### Requirement
Track down each line that has the word "this" and copy it.

Raw records
§
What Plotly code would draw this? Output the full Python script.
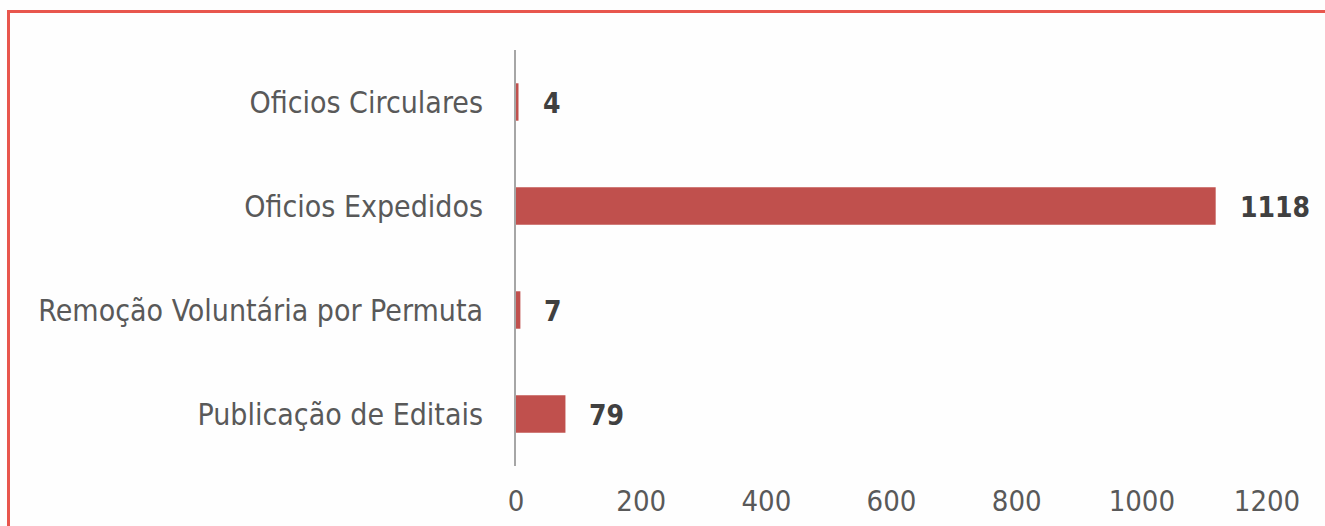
import plotly.graph_objects as go

categories = ["Oficios Circulares", "Oficios Expedidos", "Remoção Voluntária por Permuta", "Publicação de Editais"]
values = [4, 1118, 7, 79]
tick_vals = [0, 200, 400, 600, 800, 1000, 1200]

FONT = "Liberation Sans Narrow, Arial Narrow, DejaVu Sans Condensed, sans-serif"
BAR = "#C0504D"

W, H = 1325, 526
L, R, T, B = 516, 58, 50, 60
pw = W - L - R
ph = H - T - B

fig = go.Figure()
fig.add_trace(go.Bar(
    x=values, y=categories, orientation="h",
    marker=dict(color=BAR, line=dict(width=0)),
    width=0.36,
))

for c, v in zip(categories, values):
    fig.add_annotation(x=v, y=c, text="<b>%d</b>" % v, showarrow=False,
                       xanchor="left", yanchor="middle", xshift=22, yshift=-1,
                       font=dict(family=FONT, size=28, color="#404040"))

# red frame (left and top sides visible, others outside the canvas)
fig.add_shape(type="rect", xref="paper", yref="paper",
              x0=(8.5 - L) / pw, x1=(1340 - L) / pw,
              y0=(H - B - 540) / ph, y1=(H - B - 11.5) / ph,
              line=dict(color="#E8564D", width=3), fillcolor="rgba(0,0,0,0)")

fig.update_layout(
    width=W, height=H,
    margin=dict(l=L, r=R, t=T, b=B),
    paper_bgcolor="#FEFEFE", plot_bgcolor="#FEFEFE",
    showlegend=False,
    font=dict(family=FONT, size=30, color="#595959"),
    xaxis=dict(range=[0, 1200], tickvals=tick_vals, showgrid=False, zeroline=False,
               showline=False, ticks="", ticklabelstandoff=15, automargin=False,
               tickfont=dict(family=FONT, size=29, color="#595959")),
    yaxis=dict(autorange="reversed", showgrid=False, zeroline=False,
               showline=True, linecolor="#A6A6A6", linewidth=2, ticks="",
               ticklabelstandoff=25, automargin=False,
               tickfont=dict(family=FONT, size=30, color="#595959")),
)

fig.write_html("out.html", config={"displayModeBar": False},
               post_script="document.body.style.margin='0';document.body.style.overflow='hidden';")
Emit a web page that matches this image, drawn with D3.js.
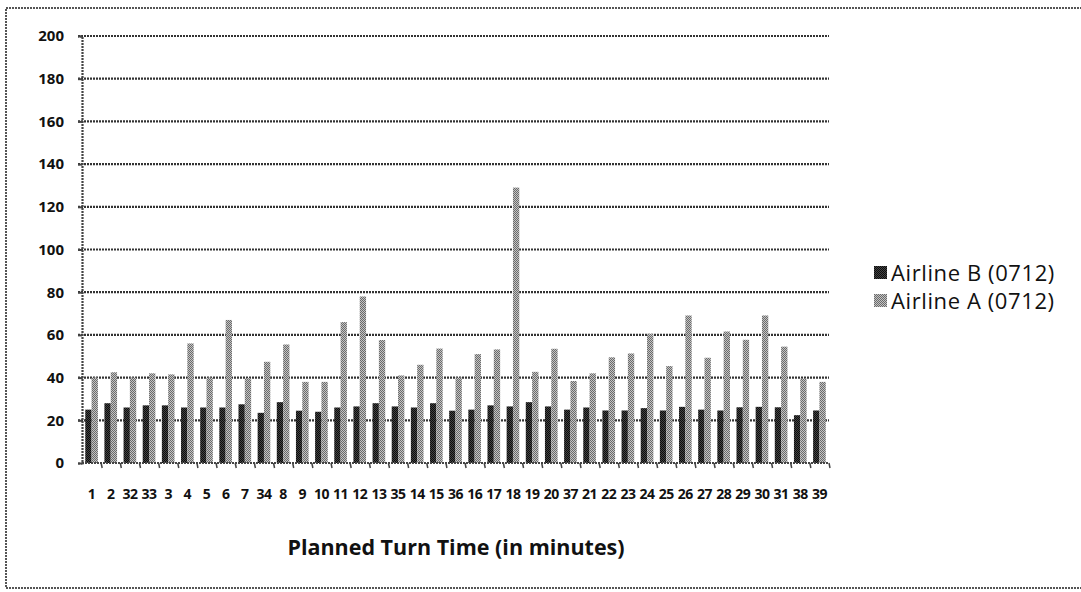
§
### Correct result
What Plotly code would draw this? Output the full Python script.
Emit a web page that matches this image, drawn with D3.js.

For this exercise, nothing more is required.